My heart was beating faster. Nico’s questions sat forgotten in my hand.

She tapped on the tablet’s keyboard.

You can see.

“Yes.” She could see me, too.

We’ve contacted you more than once. Why don’t you respond?

That was true. I’d gotten several notes and a few weird phone calls. I knew they were interested in me. The weird little woman that appeared after the revivor took me and wired me to their machine told me they were interested in me.

I didn’t have a good answer for her. I just shrugged.

Aren’t you even a little bit curious?

“I’ve just …been avoiding it, I guess.”

Why?

My words got caught up in my throat, but then I started to relax a little. For a second, it actually felt like I’d taken a big shot of ouzo. I felt the tension inside me loosen.

“Because I was scared,” I said.

Scared of what?

“Nico doesn’t trust you …I thought he’d be mad …I was worried he might be right, maybe, or that …I wouldn’t be special?” I said. The words were flowing like I was drunk. “That I wouldn’t be any good, and I’d be as bad at this as I am …”

I trailed off, and she smiled again.

You are special, and there’s no reason to be scared. We would welcome you, and I know how lonely it feels to think you’re alone.

My throat burned and I felt tears in my eyes again.

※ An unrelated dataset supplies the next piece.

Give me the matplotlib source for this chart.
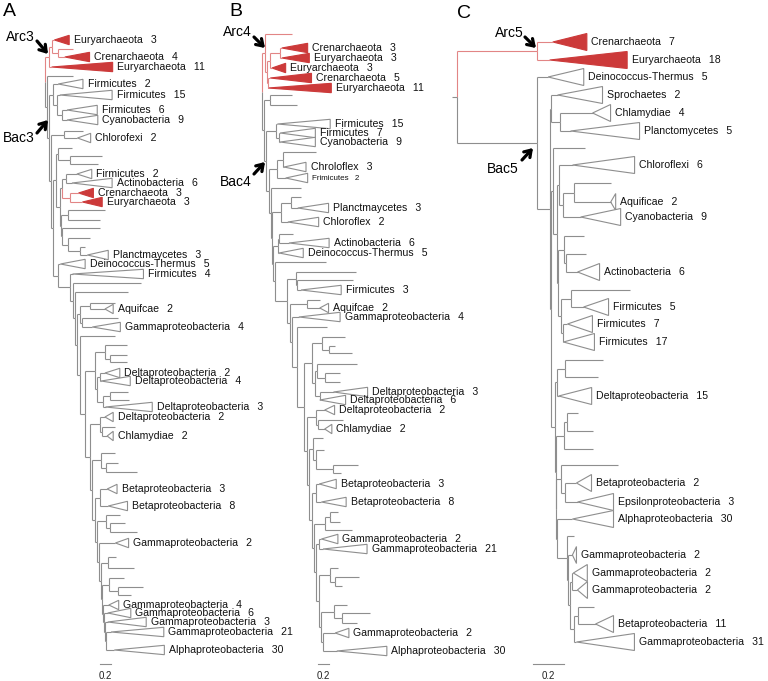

She was right, in a way. It seemed like I’d gotten to the point where I was doing everything right, or the way I was supposed to do them anyway. I was trying to be like everyone else, to go to bed sober and wake up and go to work and make friends, but it wasn’t working. Even though I knew more people now than I ever had, I was lonely. Karen acted like it was the drinking that made her kick me out, but it wasn’t. It was part of it, but it was the other stuff she couldn’t stand. My ability, and the dreams, and all the things she thought were so cool at first; they started to scare her.

The people around you don’t understand you, Jan typed. They can’t.

I shrugged as her fingers moved over the screen.

You need to understand what it is you can do—how to do it and when to use it. Let us show you.

“Maybe,” I said.

These people and the way they treat you make you sad, but these people, the ones who aren’t like you, what they think doesn’t matter. They don’t deserve to hold this power over you—

“Stop.”

She deleted the message. She didn’t look disappointed or mad or anything. She just stopped typing.

Nico didn’t trust them; that was the thing. Sometimes, the way he talked, it was like he thought that all those people that got killed back then deserved what they got. Sometimes, the way he talked, I wondered if maybe he didn’t trust me either, and I really wanted him to. I wanted him to believe in me. I wanted him to know that whatever side he was on, I was on it too.

“I’m sorry,” I said.

It’s okay.

I looked back at the paper Nico gave me, the one with the questions, but I knew I wouldn’t ask them. I crumpled it and shoved it in my pocket.

“Is the city really going to burn?” I asked. Her eyes got very serious.

Yes.

“Why? How?”

Meet with us and you’ll get your answer.

As I read the words, a bad feeling came over me. I started feeling really dizzy, so bad it made me sick to my stomach a little.

“I can’t …”

If you don’t, she’ll be forced to—

I practically jumped out of my skin as a loud popping noise went off right near my head. At the same exact time, one of her eyes blew up. It just blew apart and caved in, leaving a big red hole behind. Her whole body jerked on the bed, and the eye she had left rolled in the socket, looking off at a weird angle.

The tablet slipped out of her hand and clattered onto the floor. She slumped back onto the pillow, and the machine she was hooked up to was beeping over and over. Someone was shouting from down the hall. A puff of smoke was rising from a spot in front of the bed.

I was still trying to figure out what the heck just happened when the IV rack next to the bed shook all by itself, then tipped over and crashed onto the floor. When I looked over, I saw the air ripple there, just for a second. For just a second, I saw a guy standing there. He was bald, and his skin was gray. His eyes glowed a dull yellowish color, and for that quick flash, they were staring right at me. He moved, and I saw a gun in his hand before the air flickered again, and he was gone.